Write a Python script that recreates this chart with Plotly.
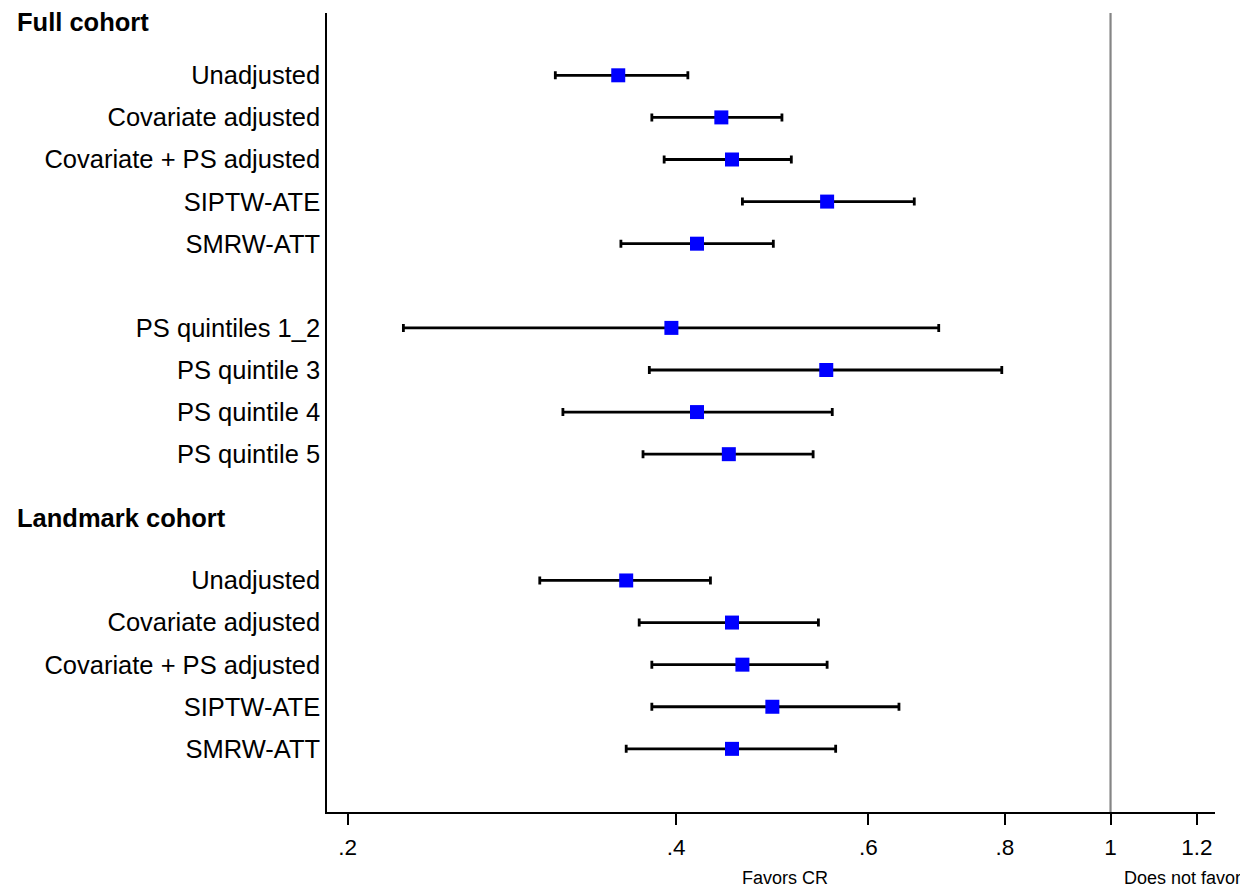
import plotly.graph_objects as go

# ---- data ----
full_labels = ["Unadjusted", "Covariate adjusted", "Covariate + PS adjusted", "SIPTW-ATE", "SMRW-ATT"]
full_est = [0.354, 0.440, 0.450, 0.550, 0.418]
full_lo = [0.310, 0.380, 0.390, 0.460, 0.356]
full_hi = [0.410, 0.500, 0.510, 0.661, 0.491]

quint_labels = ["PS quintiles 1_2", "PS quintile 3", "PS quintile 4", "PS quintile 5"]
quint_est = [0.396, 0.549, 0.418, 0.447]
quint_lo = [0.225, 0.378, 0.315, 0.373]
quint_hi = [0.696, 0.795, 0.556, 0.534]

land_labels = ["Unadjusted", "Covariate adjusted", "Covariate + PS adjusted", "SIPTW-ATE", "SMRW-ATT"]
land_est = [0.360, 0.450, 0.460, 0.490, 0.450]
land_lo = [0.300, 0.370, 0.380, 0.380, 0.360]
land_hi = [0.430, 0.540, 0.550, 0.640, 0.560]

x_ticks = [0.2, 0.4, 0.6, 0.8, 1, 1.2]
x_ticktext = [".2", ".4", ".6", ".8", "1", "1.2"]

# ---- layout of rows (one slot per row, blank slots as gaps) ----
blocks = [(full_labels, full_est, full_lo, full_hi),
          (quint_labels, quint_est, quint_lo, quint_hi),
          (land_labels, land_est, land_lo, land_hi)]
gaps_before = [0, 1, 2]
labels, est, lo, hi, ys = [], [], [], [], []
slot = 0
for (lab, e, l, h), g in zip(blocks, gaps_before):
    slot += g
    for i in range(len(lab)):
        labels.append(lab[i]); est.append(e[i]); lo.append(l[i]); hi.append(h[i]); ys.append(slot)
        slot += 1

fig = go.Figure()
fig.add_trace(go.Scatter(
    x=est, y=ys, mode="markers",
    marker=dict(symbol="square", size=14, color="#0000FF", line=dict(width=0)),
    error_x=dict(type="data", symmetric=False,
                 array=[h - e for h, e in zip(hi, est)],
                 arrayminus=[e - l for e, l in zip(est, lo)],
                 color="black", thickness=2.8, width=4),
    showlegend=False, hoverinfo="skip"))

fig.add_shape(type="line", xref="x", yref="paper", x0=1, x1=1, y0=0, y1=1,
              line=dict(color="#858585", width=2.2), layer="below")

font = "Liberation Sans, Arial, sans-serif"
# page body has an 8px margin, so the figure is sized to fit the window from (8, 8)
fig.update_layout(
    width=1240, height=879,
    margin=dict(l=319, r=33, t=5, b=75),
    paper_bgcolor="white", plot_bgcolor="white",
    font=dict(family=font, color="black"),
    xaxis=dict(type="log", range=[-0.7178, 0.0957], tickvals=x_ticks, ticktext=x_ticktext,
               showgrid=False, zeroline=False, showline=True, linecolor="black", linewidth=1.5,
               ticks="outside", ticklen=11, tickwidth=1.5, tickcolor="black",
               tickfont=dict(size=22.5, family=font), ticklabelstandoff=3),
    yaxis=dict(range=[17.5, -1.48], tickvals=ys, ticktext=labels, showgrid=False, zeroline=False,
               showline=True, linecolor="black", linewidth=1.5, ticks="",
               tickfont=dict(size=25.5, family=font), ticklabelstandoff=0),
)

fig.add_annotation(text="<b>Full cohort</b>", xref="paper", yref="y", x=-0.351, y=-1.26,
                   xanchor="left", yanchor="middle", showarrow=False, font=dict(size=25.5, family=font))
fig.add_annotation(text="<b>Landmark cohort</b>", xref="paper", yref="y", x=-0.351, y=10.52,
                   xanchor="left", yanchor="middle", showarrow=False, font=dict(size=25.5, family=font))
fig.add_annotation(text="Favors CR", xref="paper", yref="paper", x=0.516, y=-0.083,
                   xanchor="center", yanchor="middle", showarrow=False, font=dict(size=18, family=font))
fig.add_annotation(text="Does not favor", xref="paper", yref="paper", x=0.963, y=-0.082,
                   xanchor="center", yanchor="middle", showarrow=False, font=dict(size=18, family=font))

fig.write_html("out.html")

..........

WORK INSTRUCTIONS
Copy out all of the data word for word. Do not carry over any picture.

SOLVED EXERCISE
Write a Python script that recreates this chart with Plotly.
import plotly.graph_objects as go

# ---- data ----
full_labels = ["Unadjusted", "Covariate adjusted", "Covariate + PS adjusted", "SIPTW-ATE", "SMRW-ATT"]
full_est = [0.354, 0.440, 0.450, 0.550, 0.418]
full_lo = [0.310, 0.380, 0.390, 0.460, 0.356]
full_hi = [0.410, 0.500, 0.510, 0.661, 0.491]

quint_labels = ["PS quintiles 1_2", "PS quintile 3", "PS quintile 4", "PS quintile 5"]
quint_est = [0.396, 0.549, 0.418, 0.447]
quint_lo = [0.225, 0.378, 0.315, 0.373]
quint_hi = [0.696, 0.795, 0.556, 0.534]

land_labels = ["Unadjusted", "Covariate adjusted", "Covariate + PS adjusted", "SIPTW-ATE", "SMRW-ATT"]
land_est = [0.360, 0.450, 0.460, 0.490, 0.450]
land_lo = [0.300, 0.370, 0.380, 0.380, 0.360]
land_hi = [0.430, 0.540, 0.550, 0.640, 0.560]

x_ticks = [0.2, 0.4, 0.6, 0.8, 1, 1.2]
x_ticktext = [".2", ".4", ".6", ".8", "1", "1.2"]

# ---- layout of rows (one slot per row, blank slots as gaps) ----
blocks = [(full_labels, full_est, full_lo, full_hi),
          (quint_labels, quint_est, quint_lo, quint_hi),
          (land_labels, land_est, land_lo, land_hi)]
gaps_before = [0, 1, 2]
labels, est, lo, hi, ys = [], [], [], [], []
slot = 0
for (lab, e, l, h), g in zip(blocks, gaps_before):
    slot += g
    for i in range(len(lab)):
        labels.append(lab[i]); est.append(e[i]); lo.append(l[i]); hi.append(h[i]); ys.append(slot)
        slot += 1

fig = go.Figure()
fig.add_trace(go.Scatter(
    x=est, y=ys, mode="markers",
    marker=dict(symbol="square", size=14, color="#0000FF", line=dict(width=0)),
    error_x=dict(type="data", symmetric=False,
                 array=[h - e for h, e in zip(hi, est)],
                 arrayminus=[e - l for e, l in zip(est, lo)],
                 color="black", thickness=2.8, width=4),
    showlegend=False, hoverinfo="skip"))

fig.add_shape(type="line", xref="x", yref="paper", x0=1, x1=1, y0=0, y1=1,
              line=dict(color="#858585", width=2.2), layer="below")

font = "Liberation Sans, Arial, sans-serif"
# page body has an 8px margin, so the figure is sized to fit the window from (8, 8)
fig.update_layout(
    width=1240, height=879,
    margin=dict(l=319, r=33, t=5, b=75),
    paper_bgcolor="white", plot_bgcolor="white",
    font=dict(family=font, color="black"),
    xaxis=dict(type="log", range=[-0.7178, 0.0957], tickvals=x_ticks, ticktext=x_ticktext,
               showgrid=False, zeroline=False, showline=True, linecolor="black", linewidth=1.5,
               ticks="outside", ticklen=11, tickwidth=1.5, tickcolor="black",
               tickfont=dict(size=22.5, family=font), ticklabelstandoff=3),
    yaxis=dict(range=[17.5, -1.48], tickvals=ys, ticktext=labels, showgrid=False, zeroline=False,
               showline=True, linecolor="black", linewidth=1.5, ticks="",
               tickfont=dict(size=25.5, family=font), ticklabelstandoff=0),
)

fig.add_annotation(text="<b>Full cohort</b>", xref="paper", yref="y", x=-0.351, y=-1.26,
                   xanchor="left", yanchor="middle", showarrow=False, font=dict(size=25.5, family=font))
fig.add_annotation(text="<b>Landmark cohort</b>", xref="paper", yref="y", x=-0.351, y=10.52,
                   xanchor="left", yanchor="middle", showarrow=False, font=dict(size=25.5, family=font))
fig.add_annotation(text="Favors CR", xref="paper", yref="paper", x=0.516, y=-0.083,
                   xanchor="center", yanchor="middle", showarrow=False, font=dict(size=18, family=font))
fig.add_annotation(text="Does not favor", xref="paper", yref="paper", x=0.963, y=-0.082,
                   xanchor="center", yanchor="middle", showarrow=False, font=dict(size=18, family=font))

fig.write_html("out.html")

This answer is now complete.